Comment lâcher prise ?
On nous apprend à être sage, à obéir et à se comporter comme un bon petit soldat. Et pourtant de ma petite expérience, il me semble que pour progresser et se réaliser dans nos vies d’adultes, ce ne sont pas les qualités aqéquates pour ouvrir de nouvelles portes vers ce qu’il y a de plus délicieux et libérateur pour son vrai soi.
Je dirais que de premières pistes de solutions se trouvent dans :
#1 le freestyle, l’imprévu, la désobéissance, l’aventure, l’expérimentation : sortir du cadre, s’autoriser à être nonchalante, aventureuse et tordre le cou à certaines habitudes et comportements, le plus souvent possible.
#2 l’acceptation de sa vulnérabilité et de son humanité, qui se base sur tous types d’expérience : on fait, on teste, on pleure, on foire, on prend des chemins biscornus, on bifurque…bref on chemine, on apprend, on progresse, on vit ma foi !

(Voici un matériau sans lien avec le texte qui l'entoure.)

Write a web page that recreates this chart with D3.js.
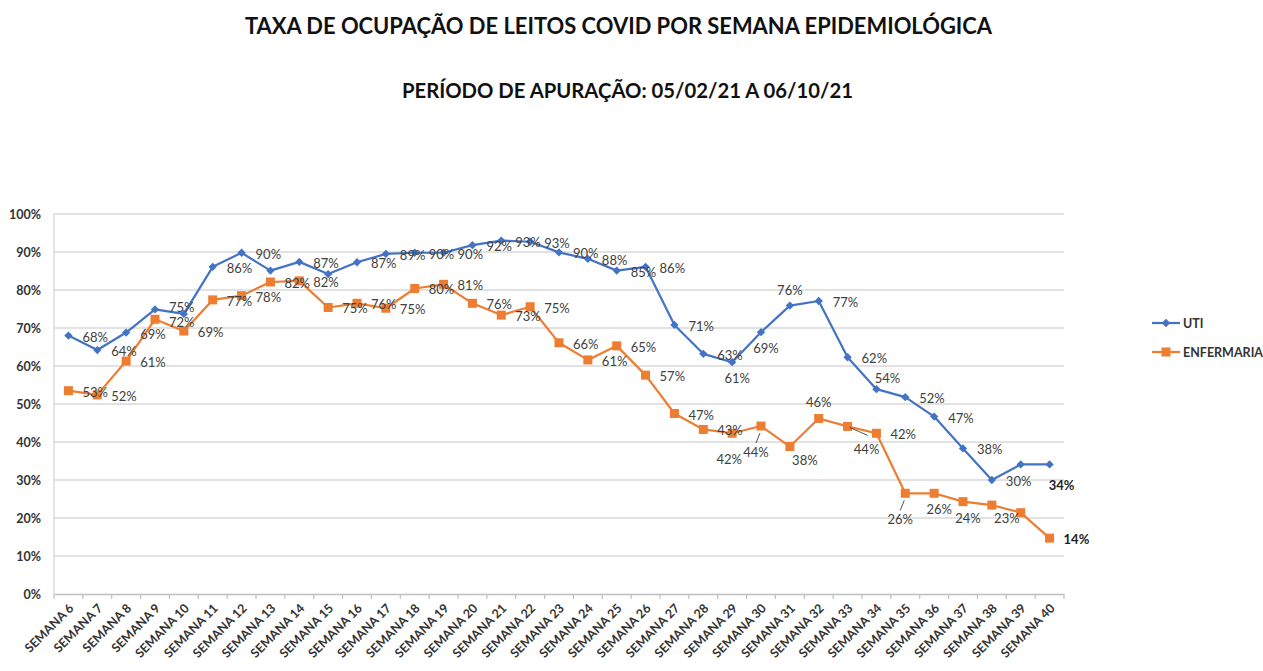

#3 la capacité à se donner soi-même toujours plus et toujours mieux sa propre reconnaissance, en conscientisant ce qu’on fait de bien, en célébrant ses petites victoires et fiertés, sans dépendre du regard et de la reconnaissance d’autrui, sortir du besoin de validation.
#4 le fait de s’affirmer, dire “non” plus souvent, refuser certaines sollicitations pour se préserver, s’alléger des contraintes et des injonctions vis-à-vis de soi-même.
#5 le repos, l’art d’être oisif plus souvent et se lâcher la grappe (fort)
Que 2023 vous apporte un bon vent de liberté, de l’audace et la création de beaucoup de belles aventures.